From those discussions, leaders agreed they need to reach students earlier in their education. By the time a student enters college, it’s likely too late to lure them into manufacturing, Koehn said.

In fall 2019, the partnership launched CareerX, a year-long pilot program that has connected 12 manufacturers with teachers from area high schools so they can better inform their students about career opportunities. The program takes teachers to participating manufacturers’ sites – including Astronautics Corp. of America, Diversitech, Komatsu Mining Corp., Sargento Foods and others – for a half-day “immersive experience” to build positive perceptions of manufacturing and connect what’s taught in the classroom with what’s happening on the shop floor.

Done right, the program is designed to turn teachers into “ambassadors for the industry,” Koehn said.

“It’s a heavy lift to build one-to-one partnerships with a school and take in students and provide experiences and maintain that relationship,” Koehn said. “So (companies) realized if they could find efficiencies and find economies of scale … that was the real value proposition.

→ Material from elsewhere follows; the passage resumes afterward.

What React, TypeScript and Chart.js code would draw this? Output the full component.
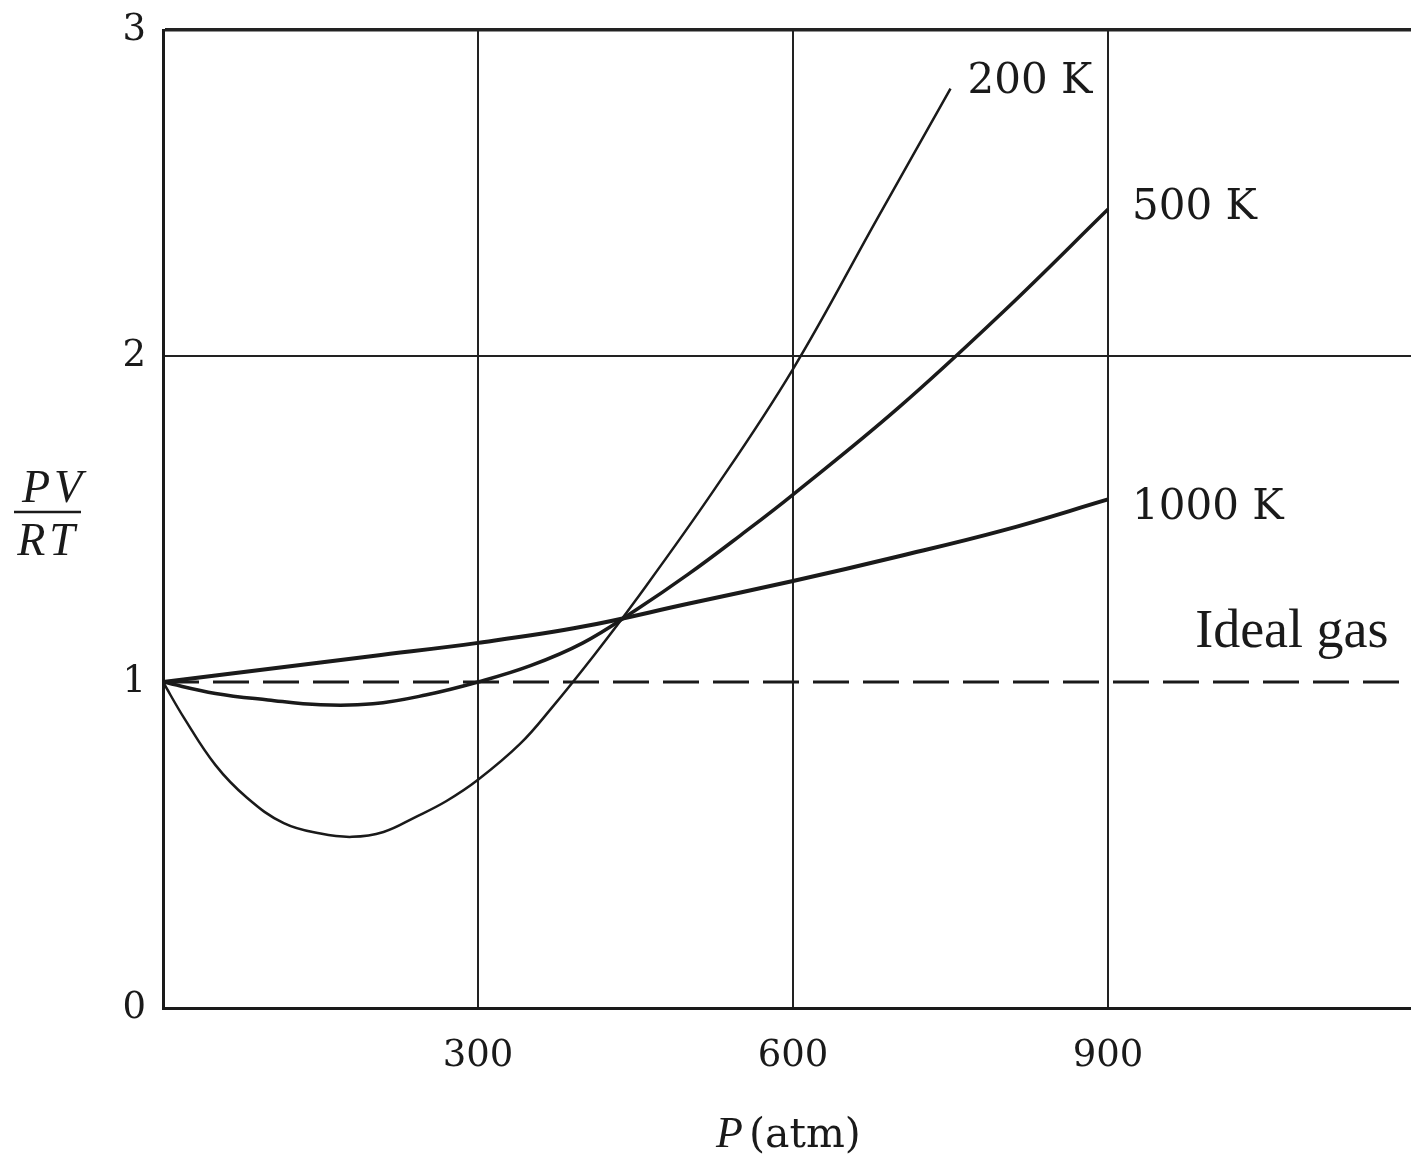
import React, { useEffect, useRef } from "react";
import { Chart, registerables } from "chart.js";

Chart.register(...registerables);

// ---- data ----
const P_200K = [0, 20, 50, 80, 115, 150, 180, 210, 240, 270, 300, 340, 370, 410, 450, 525, 600, 680, 750];
const Z_200K = [1.0, 0.89, 0.745, 0.645, 0.567, 0.535, 0.525, 0.54, 0.585, 0.635, 0.7, 0.81, 0.92, 1.08, 1.25, 1.59, 1.96, 2.42, 2.82];

const P_500K = [0, 50, 100, 150, 200, 250, 300, 350, 400, 450, 500, 550, 600, 700, 800, 900];
const Z_500K = [1.0, 0.965, 0.945, 0.93, 0.933, 0.96, 1.0, 1.05, 1.12, 1.22, 1.33, 1.45, 1.575, 1.84, 2.135, 2.45];

const P_1000K = [0, 100, 200, 300, 400, 500, 600, 700, 800, 900];
const Z_1000K = [1.0, 1.04, 1.08, 1.12, 1.17, 1.24, 1.31, 1.385, 1.465, 1.56];

const P_IDEAL = [0, 1200];
const Z_IDEAL = [1, 1];

const CURVE_NAMES = ["200 K", "500 K", "1000 K"];
const IDEAL_NAME = "Ideal gas";
const X_TICK_LABELS = [300, 600, 900];
const Y_TICK_LABELS = [0, 1, 2, 3];
const X_TITLE_ITALIC = "P";
const X_TITLE_REST = "(atm)";
const Y_TITLE_TOP = "PV";
const Y_TITLE_BOTTOM = "RT";

const INK = "#1a1a1a";

export default function App() {
  const ref = useRef<HTMLCanvasElement>(null);

  useEffect(() => {
    const canvas = ref.current!;
    const toPts = (xs: number[], ys: number[]) => xs.map((x, i) => ({ x, y: ys[i] }));

    const textPlugin = {
      id: "textPlugin",
      afterDatasetsDraw(chart: any) {
        const { ctx, scales } = chart;
        const xs = scales.x;
        const ys = scales.y;
        ctx.save();
        ctx.fillStyle = INK;
        ctx.textBaseline = "alphabetic";
        ctx.textAlign = "left";
        ctx.font = '42px "DejaVu Serif"';
        const ends = [
          [P_200K[P_200K.length - 1], Z_200K[Z_200K.length - 1]],
          [P_500K[P_500K.length - 1], Z_500K[Z_500K.length - 1]],
          [P_1000K[P_1000K.length - 1], Z_1000K[Z_1000K.length - 1]],
        ];
        const offs = [
          [17, 4],
          [24, 10],
          [24, 20],
        ];
        CURVE_NAMES.forEach((name, i) => {
          const px = xs.getPixelForValue(ends[i][0]) + offs[i][0];
          const py = ys.getPixelForValue(ends[i][1]) + offs[i][1];
          ctx.fillText(name, px, py);
        });
        ctx.font = '54px "Liberation Serif"';
        ctx.fillText(IDEAL_NAME, xs.getPixelForValue(983), ys.getPixelForValue(1) - 35);
        ctx.restore();
      },
      afterDraw(chart: any) {
        const { ctx, chartArea, scales } = chart;
        const xs = scales.x;
        ctx.save();
        ctx.fillStyle = INK;
        ctx.strokeStyle = INK;
        ctx.textBaseline = "alphabetic";
        const base = xs.getPixelForValue(600);
        const by = chartArea.bottom + 139;
        ctx.textAlign = "left";
        ctx.font = 'italic 44px "Liberation Serif"';
        ctx.fillText(X_TITLE_ITALIC, base - 77, by);
        ctx.font = '41px "DejaVu Serif"';
        ctx.fillText(X_TITLE_REST, base - 44, by);
        const fy = (chartArea.top + chartArea.bottom) / 2;
        const cx = 48;
        ctx.textAlign = "center";
        ctx.font = 'italic 46px "Liberation Serif"';
        try { (ctx as any).letterSpacing = "4px"; } catch (e) {}
        ctx.fillText(Y_TITLE_TOP, cx + 6, fy - 17);
        ctx.fillText(Y_TITLE_BOTTOM, cx, fy + 36);
        try { (ctx as any).letterSpacing = "0px"; } catch (e) {}
        ctx.lineWidth = 2.5;
        ctx.beginPath();
        ctx.moveTo(14, fy - 7);
        ctx.lineTo(81, fy - 7);
        ctx.stroke();
        ctx.restore();
      },
    };

    const chart = new Chart(canvas, {
      type: "line",
      data: {
        datasets: [
          {
            label: "Ideal gas",
            data: toPts(P_IDEAL, Z_IDEAL),
            borderColor: INK,
            borderWidth: 3,
            borderDash: [36, 14],
            pointRadius: 0,
            tension: 0,
          },
          {
            label: CURVE_NAMES[0],
            data: toPts(P_200K, Z_200K),
            borderColor: INK,
            borderWidth: 2.5,
            pointRadius: 0,
            tension: 0.4,
          },
          {
            label: CURVE_NAMES[1],
            data: toPts(P_500K, Z_500K),
            borderColor: INK,
            borderWidth: 3.5,
            pointRadius: 0,
            tension: 0.4,
          },
          {
            label: CURVE_NAMES[2],
            data: toPts(P_1000K, Z_1000K),
            borderColor: INK,
            borderWidth: 4,
            pointRadius: 0,
            tension: 0.4,
          },
        ],
      } as any,
      options: {
        responsive: false,
        animation: false,
        layout: { padding: { top: 30, right: 17, left: 0, bottom: 0 } },
        plugins: { legend: { display: false }, tooltip: { enabled: false } },
        scales: {
          x: {
            type: "linear",
            min: 0,
            max: 1200,
            ticks: {
              stepSize: 300,
              autoSkip: false,
              maxRotation: 0,
              padding: 26,
              color: INK,
              font: { family: "DejaVu Serif", size: 37 },
              callback: (v: any) => (X_TICK_LABELS.includes(Number(v)) ? String(v) : ""),
            },
            grid: {
              drawTicks: false,
              color: (c: any) => (c.tick && c.tick.value === 0 ? "rgba(0,0,0,0)" : "#222"),
              lineWidth: 2,
            },
            border: { display: true, color: INK, width: 3 },
            afterFit: (s: any) => {
              s.height = 153;
              s.paddingLeft = 0;
              s.paddingRight = 0;
            },
          },
          y: {
            type: "linear",
            min: 0,
            max: 3,
            ticks: {
              stepSize: 1,
              padding: 17,
              color: INK,
              font: { family: "DejaVu Serif", size: 37 },
              callback: (v: any) => (Y_TICK_LABELS.includes(Number(v)) ? String(v) : ""),
            },
            grid: {
              drawTicks: false,
              color: (c: any) => (c.tick && (c.tick.value === 1 || c.tick.value === 0) ? "rgba(0,0,0,0)" : "#222"),
              lineWidth: (c: any) => (c.tick && c.tick.value === 3 ? 3.5 : 2),
            },
            border: { display: true, color: INK, width: 3 },
            afterFit: (s: any) => {
              s.width = 163;
              s.paddingTop = 0;
              s.paddingBottom = 0;
            },
          },
        },
      } as any,
      plugins: [textPlugin],
    });

    return () => chart.destroy();
  }, []);

  return (
    <div
      style={{
        position: "fixed",
        left: 0,
        top: 0,
        width: 1411,
        height: 1161,
        overflow: "hidden",
        background: "#fff",
      }}
    >
      <canvas ref={ref} width={1440} height={1161} style={{ display: "block", width: 1440, height: 1161 }} />
    </div>
  );
}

If we reach teachers first, and impart this exciting information about potential careers in manufacturing, then we could reach many more students as those teachers over the years have multiple classrooms and reach that many more students.”

As southeastern Wisconsin continues to attract new investment, programs like CareerX will play an important role in addressing workforce challenges, said John Koetz, president of surface mining at Komatsu.

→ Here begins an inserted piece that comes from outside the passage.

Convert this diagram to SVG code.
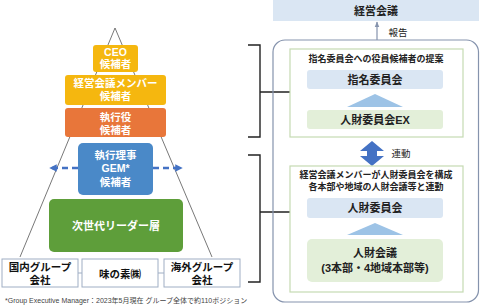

“MMAC and M7 are doing a great job bringing companies together to tackle these concerns, leading the way to collaborative solutions that offer greater potential than single-company initiatives,” Koetz said. “We believe the efforts to make Greater Milwaukee a region of choice, enhance manufacturing opportunities through CareerX, and ongoing work to address the ‘sidelined workforce’ are all essential to our region’s growth and success, for all businesses and industries.”

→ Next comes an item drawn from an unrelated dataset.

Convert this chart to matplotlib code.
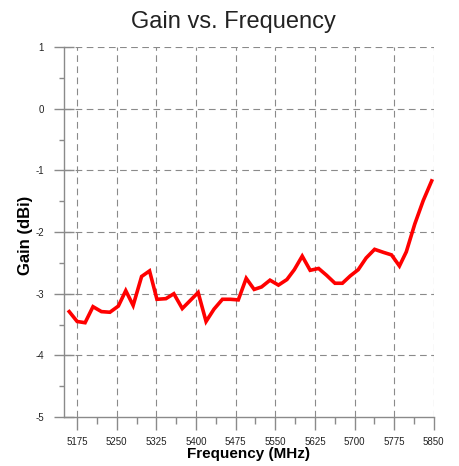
import matplotlib
matplotlib.use("Agg")
import matplotlib.pyplot as plt
from matplotlib.ticker import MultipleLocator

plt.rcParams['font.family'] = ['Liberation Sans', 'DejaVu Sans']
plt.rcParams['axes.unicode_minus'] = False
plt.rcParams['lines.scale_dashes'] = False

freq_mhz = [5160, 5175, 5190, 5205, 5221, 5237, 5253, 5267, 5281, 5297,
            5312, 5326, 5343, 5358, 5374, 5389, 5404, 5419, 5434, 5450,
            5465, 5480, 5495, 5510, 5524, 5540, 5556, 5572, 5586, 5601,
            5616, 5632, 5647, 5663, 5677, 5692, 5707, 5722, 5738, 5755,
            5770, 5785, 5798, 5814, 5830, 5846]
gain_dbi = [-3.29, -3.45, -3.47, -3.21, -3.29, -3.30, -3.20, -2.95, -3.19, -2.72,
            -2.63, -3.09, -3.08, -3.00, -3.24, -3.11, -2.98, -3.45, -3.25, -3.09,
            -3.09, -3.10, -2.75, -2.93, -2.89, -2.78, -2.86, -2.77, -2.61, -2.39,
            -2.62, -2.59, -2.70, -2.83, -2.83, -2.71, -2.61, -2.42, -2.28, -2.33,
            -2.37, -2.55, -2.32, -1.87, -1.49, -1.17]

x_ticks = [5175, 5250, 5325, 5400, 5475, 5550, 5625, 5700, 5775, 5850]
y_ticks = [-5, -4, -3, -2, -1, 0, 1]

fig = plt.figure(figsize=(4.6, 4.66), dpi=100)
ax = fig.add_axes([0.139, 0.105, 0.804, 0.794])

ax.plot(freq_mhz, gain_dbi, color='#ff0000', lw=2.6, solid_joinstyle='miter', zorder=3)

ax.set_xlim(5150, 5850)
ax.set_ylim(-5, 1)
ax.set_xticks(x_ticks)
ax.set_yticks(y_ticks)
ax.xaxis.set_minor_locator(MultipleLocator(37.5))
ax.yaxis.set_minor_locator(MultipleLocator(0.5))

grid_kw = dict(color='#8a8a8a', lw=0.8, ls=(0, (4.8, 3.2)))
for xv in x_ticks:
    ax.axvline(xv, zorder=1, **grid_kw)
for yv in y_ticks[1:]:
    ax.axhline(yv, zorder=1, **grid_kw)

for s in ['top', 'right']:
    ax.spines[s].set_visible(False)
for s in ['left', 'bottom']:
    ax.spines[s].set_color('#8a8a8a')
    ax.spines[s].set_linewidth(1.0)

ax.tick_params(axis='x', which='major', direction='out', length=9.4, width=1,
               color='#8a8a8a', labelsize=7, labelcolor='#222222', pad=5.2)
ax.tick_params(axis='x', which='minor', direction='out', length=4.8, width=1,
               color='#8a8a8a')
ax.tick_params(axis='y', which='major', direction='inout', length=14, width=1,
               color='#8a8a8a', labelsize=7, labelcolor='#222222', pad=7.5)
ax.tick_params(axis='y', which='minor', direction='out', length=3.8, width=1,
               color='#8a8a8a')

ax.set_xlabel('Frequency (MHz)', fontsize=11, fontweight='bold')
ax.xaxis.set_label_coords(0.5, -0.082)
ax.set_ylabel('Gain (dBi)', fontsize=12, fontweight='bold')
ax.yaxis.set_label_coords(-0.083, 0.49)

fig.text(0.508, 0.952, 'Gain vs. Frequency', ha='center', va='center',
         fontsize=17, color='#222222')

fig.savefig('out.png', dpi=100)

The program’s effectiveness will, in part, be determined by how many students go on to enroll in additional manufacturing or engineering-related coursework or pursue employment in the industry, Koehn said.

In addition to courting new employees straight out of K-12, another focus of the Industry & Talent Partnership is to help area employers upskill existing employees. MMAC, M7 and area business leaders are developing a pilot program that would pool employers’ resources to upskill their employees.

For New Berlin-based Pindel Global Precision, a mid-sized manufacturer, onboarding and upskilling employees can be a challenge. Because the company doesn’t bring on new employees in bulk or upskill many employees at once, it’s difficult to train them efficiently.

“When you think about all the small- and medium-sized manufacturing companies in the region, they are a lot like Pindel,” said chief executive officer Bill Berrien. “It really can be a burden to train your own people.”

Through the MMAC/M7 partnership, Berrien is working with other employers to coordinate upskilling training opportunities across the region. Under the pilot program, small- and mid-sized manufacturers could send their one or two employees to receive training alongside employees from other companies.

While companies will continue to compete, the severity of today’s workforce challenges necessitates new levels of collaboration, Berrien said.

“As an employer interacting quite frequently with other employers, I think we’ve all been coming to the realization that none of us can do this alone,” he said.